──────── Supplied entries

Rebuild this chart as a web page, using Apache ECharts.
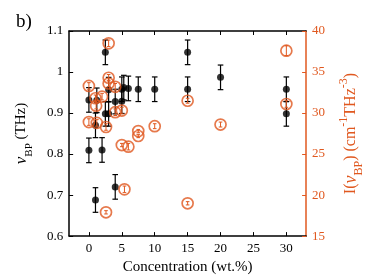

────────────────
──────── Supplied entries

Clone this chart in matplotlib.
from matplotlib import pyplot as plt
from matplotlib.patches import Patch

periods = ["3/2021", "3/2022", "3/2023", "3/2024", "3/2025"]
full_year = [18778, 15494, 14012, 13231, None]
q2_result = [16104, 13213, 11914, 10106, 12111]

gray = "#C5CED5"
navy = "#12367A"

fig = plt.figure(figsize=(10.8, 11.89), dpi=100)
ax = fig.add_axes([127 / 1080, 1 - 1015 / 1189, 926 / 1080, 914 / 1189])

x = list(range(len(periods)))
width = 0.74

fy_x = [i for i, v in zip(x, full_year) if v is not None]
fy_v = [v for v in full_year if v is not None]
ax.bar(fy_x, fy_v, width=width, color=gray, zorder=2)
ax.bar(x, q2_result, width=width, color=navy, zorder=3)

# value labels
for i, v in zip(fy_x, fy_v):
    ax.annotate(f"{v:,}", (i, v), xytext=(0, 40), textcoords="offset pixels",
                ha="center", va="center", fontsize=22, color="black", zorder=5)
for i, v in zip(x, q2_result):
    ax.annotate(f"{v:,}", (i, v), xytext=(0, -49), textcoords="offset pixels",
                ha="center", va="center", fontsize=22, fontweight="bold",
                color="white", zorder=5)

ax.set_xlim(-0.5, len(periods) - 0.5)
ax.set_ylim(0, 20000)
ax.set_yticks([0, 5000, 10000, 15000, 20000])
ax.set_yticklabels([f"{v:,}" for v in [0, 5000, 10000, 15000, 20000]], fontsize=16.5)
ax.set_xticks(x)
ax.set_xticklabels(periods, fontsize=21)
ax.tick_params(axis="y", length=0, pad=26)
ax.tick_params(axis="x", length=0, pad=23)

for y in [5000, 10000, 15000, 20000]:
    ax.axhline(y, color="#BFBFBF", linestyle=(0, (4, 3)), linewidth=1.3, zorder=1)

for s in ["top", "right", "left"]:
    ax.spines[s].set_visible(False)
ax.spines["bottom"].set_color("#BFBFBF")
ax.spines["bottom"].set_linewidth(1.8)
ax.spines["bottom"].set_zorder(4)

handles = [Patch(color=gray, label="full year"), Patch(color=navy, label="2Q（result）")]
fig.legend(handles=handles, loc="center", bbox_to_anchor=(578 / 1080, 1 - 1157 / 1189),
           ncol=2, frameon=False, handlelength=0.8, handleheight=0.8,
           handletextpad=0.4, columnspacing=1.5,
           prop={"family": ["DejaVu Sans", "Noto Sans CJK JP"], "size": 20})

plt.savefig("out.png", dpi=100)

────────────────

Direction: Extract exactly and only these lines: the line containing "Clone this chart in matplotlib.", the line containing "width = 0.74", and every line between them.

Result of this task:
Clone this chart in matplotlib.
from matplotlib import pyplot as plt
from matplotlib.patches import Patch

periods = ["3/2021", "3/2022", "3/2023", "3/2024", "3/2025"]
full_year = [18778, 15494, 14012, 13231, None]
q2_result = [16104, 13213, 11914, 10106, 12111]

gray = "#C5CED5"
navy = "#12367A"

fig = plt.figure(figsize=(10.8, 11.89), dpi=100)
ax = fig.add_axes([127 / 1080, 1 - 1015 / 1189, 926 / 1080, 914 / 1189])

x = list(range(len(periods)))
width = 0.74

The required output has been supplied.